The 532 surveys conducted since May demonstrate foreign investors’ methodical approach to Chinese equities. Financial heavyweights (Fidelity, Allianz) and activist funds alike are targeting companies in integrated circuits and industrial automation – sectors aligned with China’s “hard tech” development priorities. This concentrated research effort suggests institutional players are positioning for potential policy tailwinds and supply chain realignment opportunities in these strategic industries.

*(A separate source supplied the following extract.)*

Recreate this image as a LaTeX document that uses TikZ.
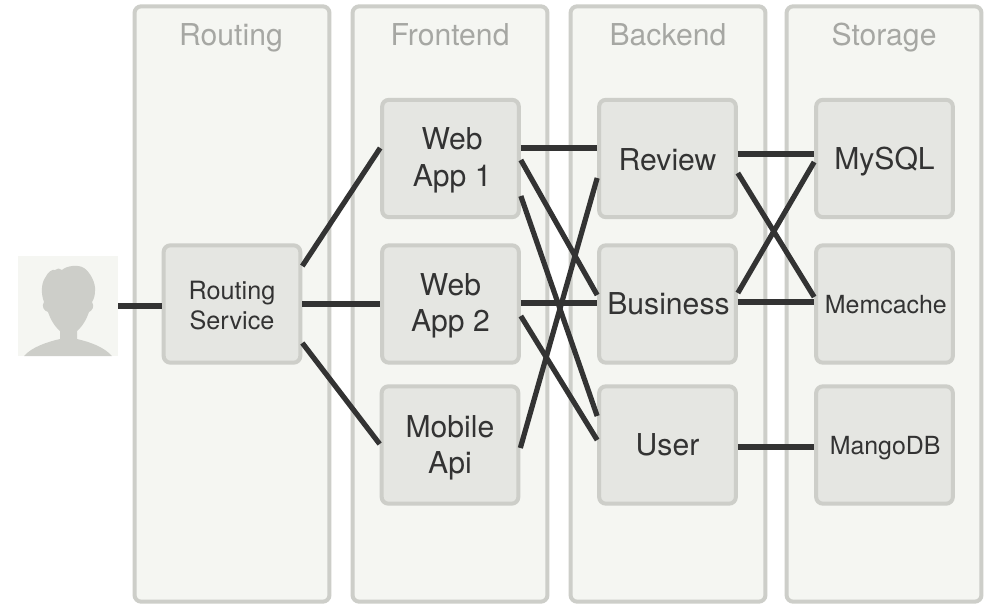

The surge in foreign due diligence, especially from notoriously selective firms like Point72, indicates improving sentiment toward select A-share opportunities despite broader macroeconomic concerns. The predominance of technology hardware research underscores how global investors are navigating China’s market through the lens of its manufacturing upgrade and technological self-sufficiency campaigns. Such targeted interest could foreshadow increased capital flows into these sectors as research converts to portfolio allocations.